Ces études ont été retenues par les partisans des souliers «minimalistes», déplore Gilles Labre, propriétaire de la Boutique Courir de la rue Saint-Denis. «C'est un mouvement radical et extrême qui considère que l'idéal est de courir presque pieds nus, sans support, avec juste ce qu'il faut pour ne pas se blesser s'il y a du verre par terre, dit M. Labre. Ils disent que les souliers actuels non seulement ne protègent pas, mais causent des blessures. On commence à en avoir plein le dos de ces études, dont la validité n'a jamais été démontrée.

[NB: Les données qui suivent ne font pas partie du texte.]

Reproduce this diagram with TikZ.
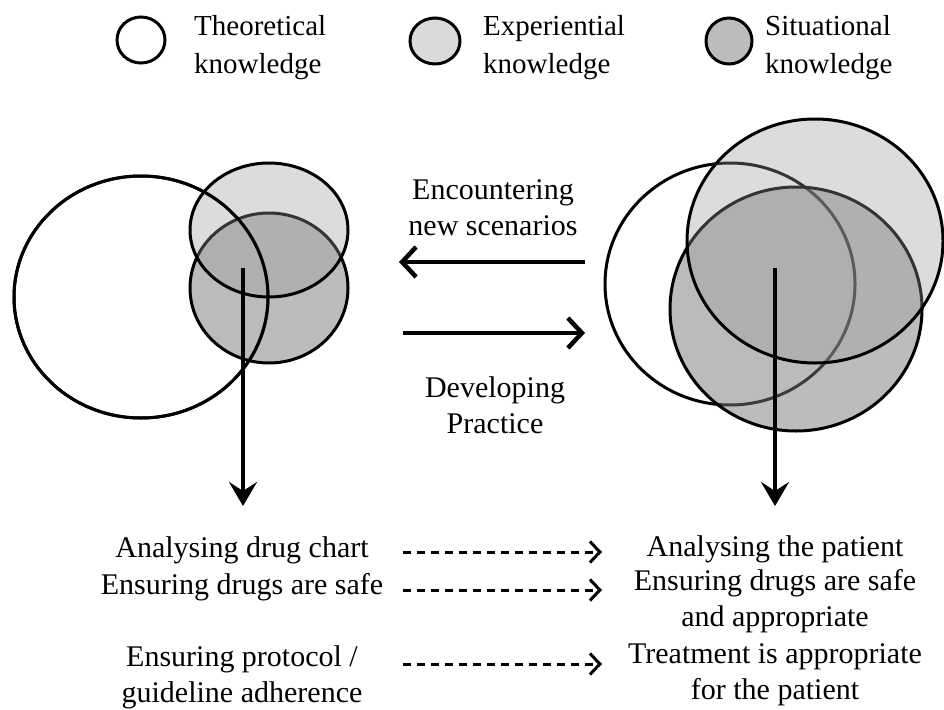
\documentclass[tikz,border=0pt]{standalone}
\usepackage{fontspec}
\setmainfont{Liberation Serif}
\usetikzlibrary{arrows.meta,shapes.geometric}
\definecolor{expgray}{RGB}{153,153,153}
\definecolor{sitgray}{RGB}{121,121,121}
\definecolor{legexp}{RGB}{218,218,218}
\definecolor{legsit}{RGB}{188,188,188}
\begin{document}
\begin{tikzpicture}[x=1pt,y=-1pt,
  ring/.style={ellipse, draw, line width=3pt, inner sep=0pt, outer sep=0pt},
  theo/.style={ring, fill=white},
  expo/.style={ring, fill=expgray, fill opacity=0.34},
  situ/.style={ring, fill=sitgray, fill opacity=0.5},
  txt/.style={font=\fontsize{30}{36}\selectfont, align=center, inner sep=0pt},
  legendtext/.style={font=\fontsize{29}{38}\selectfont, align=left, anchor=west, inner sep=0pt},
  flow/.style={line width=4.5pt, -{Straight Barb[length=14pt,width=30pt]}},
  downarrow/.style={line width=4.5pt, -{Stealth[length=24pt,width=28pt,inset=9pt]}},
  maps/.style={line width=3pt, dash pattern=on 8pt off 6pt, -{Straight Barb[length=10pt,width=21pt]}},
]
\useasboundingbox (0,0) rectangle (944,709);

% legend
\node[ring, fill=white, minimum width=48pt, minimum height=46pt] (keyT) at (141,40) {};
\node[legendtext] (keyTt) at (194,48) {Theoretical\\knowledge};
\node[ring, fill=legexp, minimum width=50pt, minimum height=46pt] (keyE) at (435,41) {};
\node[legendtext] (keyEt) at (483,48) {Experiential\\knowledge};
\node[ring, fill=legsit, minimum width=46pt, minimum height=46pt] (keyS) at (729,41) {};
\node[legendtext] (keySt) at (765,48) {Situational\\knowledge};

% early practice: theory dominates
\node[theo, minimum width=254pt, minimum height=242pt] (Lt) at (141,297) {};
\node[situ, minimum width=158pt, minimum height=150pt] (Ls) at (269,288) {};
\node[expo, minimum width=158pt, minimum height=134pt] (Le) at (269,230) {};
\draw[line width=3pt] (Lt.center) ellipse [x radius=127pt, y radius=121pt];

% developed practice: the three overlap
\node[theo, minimum width=250pt, minimum height=242pt] (Rt) at (730,284) {};
\node[situ, minimum width=252pt, minimum height=244pt] (Rs) at (796,309) {};
\node[expo, minimum width=256pt, minimum height=244pt] (Re) at (815,241) {};

% downward arrows
\coordinate (Lsrc) at (243,268);
\coordinate (Ldst) at (243,506);
\draw[downarrow] (Lsrc) -- (Ldst);
\coordinate (Rsrc) at (775,268);
\coordinate (Rdst) at (775,506);
\draw[downarrow] (Rsrc) -- (Rdst);

% transitions
\node[txt] (enc) at (493,208) {Encountering\\new scenarios};
\coordinate (encA) at (585,262);
\coordinate (encB) at (399,262);
\draw[flow] (encA) -- (encB);
\node[txt] (dev) at (495,405) {Developing\\Practice};
\coordinate (devA) at (403,333);
\coordinate (devB) at (585,333);
\draw[flow] (devA) -- (devB);

% outcomes
\node[txt] (a1) at (242,550) {Analysing drug chart};
\node[txt] (a2) at (242,587) {Ensuring drugs are safe};
\node[txt] (a3) at (242,677) {Ensuring protocol /\\guideline adherence};
\node[txt] (b1) at (775,549) {Analysing the patient};
\node[txt] (b2) at (775,601) {Ensuring drugs are safe\\and appropriate};
\node[txt] (b3) at (775,675) {Treatment is appropriate\\for the patient};

\coordinate (m1a) at (403,552);
\coordinate (m1b) at (602,552);
\coordinate (m2a) at (403,590);
\coordinate (m2b) at (602,590);
\coordinate (m3a) at (403,664);
\coordinate (m3b) at (602,664);
\draw[maps] (m1a) -- (m1b);
\draw[maps] (m2a) -- (m2b);
\draw[maps] (m3a) -- (m3b);
\end{tikzpicture}
\end{document}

On prend 25, 50, 100, 1000 sujets et on généralise à la population. Ça ne marche pas. Les boutiques spécialisées vendent des milliers et des milliers de paires de chaussures chaque année. C'est là, le vrai laboratoire.» Un débat sur le sujet aura lieu à la Grande Bibliothèque le 14 septembre.

Craig Richards, physiologiste de l'Université de Newcastle, en Australie, qui a été l'un des premiers à publier une étude sur les chaussures de course, en 2008, considère que les partisans des chaussures minimalistes ne peuvent pas se servir de ce type d'études. «Tout ce qu'on dit, c'est que ce sont des théories qui ne sont pas validées scientifiquement, les minimalistes n'ont pas plus de preuves que les autres», dit M. Richards en entrevue.

Comment alors choisir une chaussure de jogging? «Il faut se fier au confort, s'assurer que la chaussure nous semble naturelle, n'interfère pas avec notre mouvement, dit M. Ryan. Le choix d'une chaussure adaptée est plus complexe. Il serait agréable de pouvoir suivre un algorithme simple, mais on voit bien que beaucoup des mouvements du pied sont mal compris. Une chaussure soutient le pied par des éléments parfois insoupçonnés. Par exemple, on fait actuellement beaucoup de recherches sur l'épaisseur de la semelle.»

Pourquoi pas des Converse ?

Cela signifie-t-il qu'on pourrait obtenir de bons résultats avec des Converse All-Star ? «Il est sûr que si on met des bottes d'armée pour courir, ça va faire plus mal qu'avec des chaussures de jogging», dit M. Ryan, qui fait maintenant des recherches sur la quantification des propriétés mécaniques des tissus mous du corps humain. «Mais en effet, on ne peut plus rien exclure. Il faut se fier à l'expérience directe de chaque coureur.»

La douleur liée au jogging peut-elle être psychosomatique ? «En théorie oui, tout peut l'être, dit M. Ryan. Mais comme ce sont des mouvements très durs pour le corps, si la douleur persiste, elle a probablement une cause physique. Et si on court avec de mauvaises chaussures qu'on croit bien adaptées, après 10 à 15 minutes, la douleur ne pourra être ignorée, quel que soit l'effet placebo.»